Other Notable Initiatives
While they don’t directly mention mapping of the human footprint, various other initiatives across Canada are leveraging advanced geomatics tools to provide unprecedented clarity on how human activities reshape landscapes, making it possible to track changes over time with a high degree of accuracy.
For instance, the Peel Watershed Regional Land Use Plan in Yukon uses detailed mapping to identify areas for ecological protection and sustainable resource development. This includes mapping human activities like mining and tourism to minimize impact on sensitive ecosystems. The plan was developed through extensive consultations with Indigenous communities and stakeholders, ensuring that conservation priorities are balanced with economic opportunities.
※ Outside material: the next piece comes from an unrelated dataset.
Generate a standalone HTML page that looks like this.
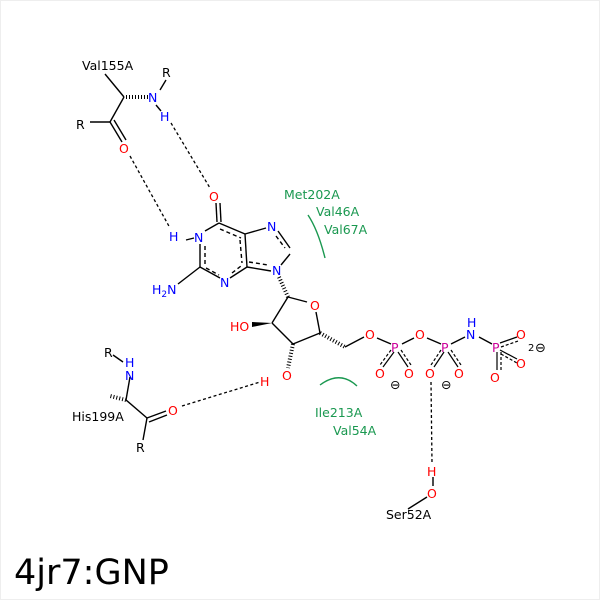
<!DOCTYPE html>
<html><head><style>body{margin:0;background:#fff}svg{display:block}</style></head><body>
<svg width="600" height="600" viewBox="0 0 600 600" xmlns="http://www.w3.org/2000/svg" font-family="'DejaVu Sans','Liberation Sans',sans-serif" font-size="12.5">
<rect x="0.5" y="0.5" width="599" height="599" fill="#fff" stroke="#eee"/>
<g stroke="#000" stroke-width="1.4" fill="none">
<line x1="105" y1="74" x2="124" y2="97"/>
<line x1="124" y1="97" x2="110" y2="122"/>
<line x1="90" y1="122" x2="110" y2="122"/>
<line x1="110" y1="122" x2="122" y2="142"/><line x1="114" y1="120" x2="126" y2="140"/>
<line x1="160" y1="90" x2="166" y2="80"/>
<line x1="156" y1="105" x2="161" y2="111"/>
<line x1="219" y1="223" x2="245" y2="234"/>
<line x1="219" y1="223" x2="205" y2="231"/>
<line x1="200" y1="244" x2="200" y2="267"/>
<line x1="200" y1="267" x2="220" y2="278"/>
<line x1="230" y1="278" x2="247" y2="267"/>
<line x1="245" y1="234" x2="247" y2="267"/>
<line x1="245" y1="234" x2="266" y2="228"/>
<line x1="278" y1="231" x2="290" y2="248"/>
<line x1="290" y1="254" x2="281" y2="265"/>
<line x1="247" y1="267" x2="271" y2="271"/>
<line x1="200" y1="267" x2="178" y2="284"/>
<line x1="186" y1="240" x2="194" y2="238"/>
<line x1="217" y1="222" x2="216" y2="203"/><line x1="221" y1="222" x2="220" y2="203"/>
<g stroke-dasharray="4,3">
<line x1="220" y1="229" x2="241" y2="238"/><line x1="205" y1="246" x2="205" y2="264"/>
<line x1="206" y1="268" x2="219" y2="275"/><line x1="232" y1="273" x2="241" y2="266"/>
<line x1="240" y1="240" x2="242" y2="263"/><line x1="249" y1="262" x2="268" y2="265"/>
<line x1="276" y1="236" x2="285" y2="248"/>
</g>
<line x1="288" y1="297" x2="307" y2="302"/>
<line x1="316" y1="312" x2="320" y2="333"/>
<line x1="320" y1="333" x2="293" y2="344"/>
<line x1="293" y1="344" x2="272" y2="323"/>
<line x1="272" y1="323" x2="288" y2="297"/>
<line x1="345" y1="347" x2="364" y2="337"/>
<line x1="377" y1="338" x2="391" y2="344"/>
<line x1="402" y1="344" x2="414" y2="338"/>
<line x1="427" y1="338" x2="441" y2="344"/>
<line x1="451" y1="344" x2="465" y2="337"/>
<line x1="479" y1="337" x2="492" y2="344"/>
<line x1="130" y1="377" x2="126" y2="400"/>
<line x1="126" y1="400" x2="147" y2="418"/>
<line x1="147" y1="418" x2="143" y2="440"/>
<line x1="147" y1="418" x2="166" y2="411"/><line x1="149" y1="422" x2="167" y2="415"/>
<line x1="113" y1="355" x2="123" y2="362"/>
<line x1="408" y1="509" x2="427" y2="497"/>
<line x1="433" y1="477" x2="433" y2="486"/>
</g>
<g stroke="#000" stroke-width="1.2">
<line x1="394" y1="352" x2="383" y2="367"/><line x1="398" y1="352" x2="408" y2="367"/>
<line x1="444" y1="352" x2="434" y2="367"/><line x1="448" y1="352" x2="458" y2="367"/>
<line x1="500" y1="343" x2="517" y2="337"/><line x1="500" y1="350" x2="517" y2="359"/><line x1="497" y1="352" x2="497" y2="370"/>
</g>
<g stroke="#000" stroke-width="1.2" stroke-dasharray="3,2">
<line x1="391" y1="350" x2="380" y2="365"/><line x1="401" y1="350" x2="411" y2="365"/>
<line x1="441" y1="350" x2="431" y2="365"/><line x1="451" y1="350" x2="461" y2="365"/>
<line x1="501" y1="347" x2="518" y2="341"/><line x1="501" y1="354" x2="517" y2="363"/><line x1="501" y1="352" x2="501" y2="370"/>
</g>
<g stroke="#000" stroke-width="1.2">
<path d="M126 97 L148 97" stroke-dasharray="1,2" stroke-width="4"/>
<path d="M126 400 L110 396" stroke-dasharray="1,2" stroke-width="4"/>
<path d="M279 277 L288 297" stroke-dasharray="1,2" stroke-width="4"/>
<path d="M320 333 L345 347" stroke-dasharray="1,2" stroke-width="4"/>
<path d="M293 344 L288 368" stroke-dasharray="1,2" stroke-width="4"/>
</g>
<polygon points="272,323 252,322 252,327" fill="#000"/>
<g stroke="#000" stroke-width="1.3" stroke-dasharray="3,2.5" fill="none">
<line x1="130" y1="156" x2="170" y2="228"/>
<line x1="171" y1="123" x2="210" y2="188"/>
<line x1="182" y1="406" x2="260" y2="382"/>
<line x1="431" y1="382" x2="432" y2="463"/>
</g>
<g stroke="#1a9850" stroke-width="1.4" fill="none">
<path d="M308 215 Q318 230 325 258"/>
<path d="M320 385 Q340 370 357 386"/>
</g>
<g fill="#000">
<text x="82" y="70">Val155A</text>
<text x="162" y="77">R</text>
<text x="76" y="129">R</text>
<text x="104" y="357">R</text>
<text x="72" y="421">His199A</text>
<text x="136" y="452">R</text>
<text x="386" y="519">Ser52A</text>
<text x="528" y="351" font-size="10">2</text>
<text x="535" y="352" font-size="13">⊖</text>
<text x="390" y="389">⊖</text>
<text x="441" y="389">⊖</text>
<text x="14" y="584" font-size="35">4jr7:GNP</text>
</g>
<g fill="#0000ff">
<text x="148" y="102">N</text>
<text x="160" y="121">H</text>
<text x="169" y="241">H</text>
<text x="194" y="242">N</text>
<text x="152" y="294">H<tspan font-size="9" dy="3">2</tspan><tspan dy="-3">N</tspan></text>
<text x="220" y="287">N</text>
<text x="267" y="231">N</text>
<text x="272" y="275">N</text>
<text x="125" y="367">H</text>
<text x="125" y="380">N</text>
<text x="467" y="327">H</text>
<text x="466" y="339">N</text>
</g>
<g fill="#ff0000">
<text x="119" y="153">O</text>
<text x="209" y="201">O</text>
<text x="310" y="310">O</text>
<text x="230" y="331">HO</text>
<text x="282" y="380">O</text>
<text x="260" y="386">H</text>
<text x="168" y="415">O</text>
<text x="365" y="339">O</text>
<text x="415" y="339">O</text>
<text x="516" y="339">O</text>
<text x="516" y="368">O</text>
<text x="490" y="382">O</text>
<text x="375" y="378">O</text>
<text x="404" y="378">O</text>
<text x="425" y="378">O</text>
<text x="454" y="378">O</text>
<text x="427" y="476">H</text>
<text x="427" y="498">O</text>
</g>
<g fill="#cc0099">
<text x="391" y="352">P</text>
<text x="441" y="352">P</text>
<text x="492" y="352">P</text>
</g>
<g fill="#1a9850">
<text x="284" y="199">Met202A</text>
<text x="316" y="216">Val46A</text>
<text x="324" y="234">Val67A</text>
<text x="315" y="417">Ile213A</text>
<text x="333" y="435">Val54A</text>
</g>
</svg>
</body></html>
Ontario’s Greenbelt Plan relies heavily on mapping to protect over 2 million acres of farmland, forests, wetlands, and watersheds from urban sprawl. The plan includes GIS data layers that map land use designations, such as protected countryside and urban river valleys. These maps help direct development away from sensitive areas, promoting sustainable land use and preserving natural resources for future generations.
The Nunavut Planning Commission uses interactive maps to manage land use across the territory. These maps include layers for land use designations, valued ecosystem components, and community priorities, incorporating both scientific data and Inuit traditional knowledge.
The Great Bear Rainforest in British Columbia is another example of using mapping to balance conservation and sustainable development. The land use plan for this region incorporates detailed mapping of human activities, such as logging and tourism, to ensure that 85% of the forest is protected while allowing sustainable economic activities in the remaining 15%.
At the national level, the Global Forest Watch Canada uses satellite imagery and GIS to monitor and map human activities such as logging, mining, and infrastructure development in Canadian forests. Their maps provide detailed insights into the extent of human impact on forest ecosystems.
Wildlife Conservation Society (WCS) Canada also conducts extensive mapping of human activities to understand their impacts on wildlife and habitats. Their work includes mapping roads, industrial developments, and other human disturbances to inform conservation strategies.
Policy Implications and Canada’s Role in Global Biodiversity Conservation
Canada’s commitment to the Kunming-Montreal Global Biodiversity Framework highlights its dedication to protecting 30% of its land and oceans by 2030, restoring degraded ecosystems, and upholding Indigenous rights. Achieving these ambitious goals requires a deep understanding of the pressures on natural systems nationwide.
The success of human footprint mapping relies on strong collaboration among government agencies, academic institutions, Indigenous communities, and the private sector. Public-private partnerships, such as those in Alberta, have been pivotal in combining resources and expertise to tackle the complexities of mapping human impacts.
While progress has been made, there is still room for improvement, particularly in policy integration and public engagement. Drawing lessons from countries like Norway and Brazil could further enhance Canada’s conservation strategies. With continued innovation and collaboration, Canada is well-positioned to lead in global biodiversity conservation.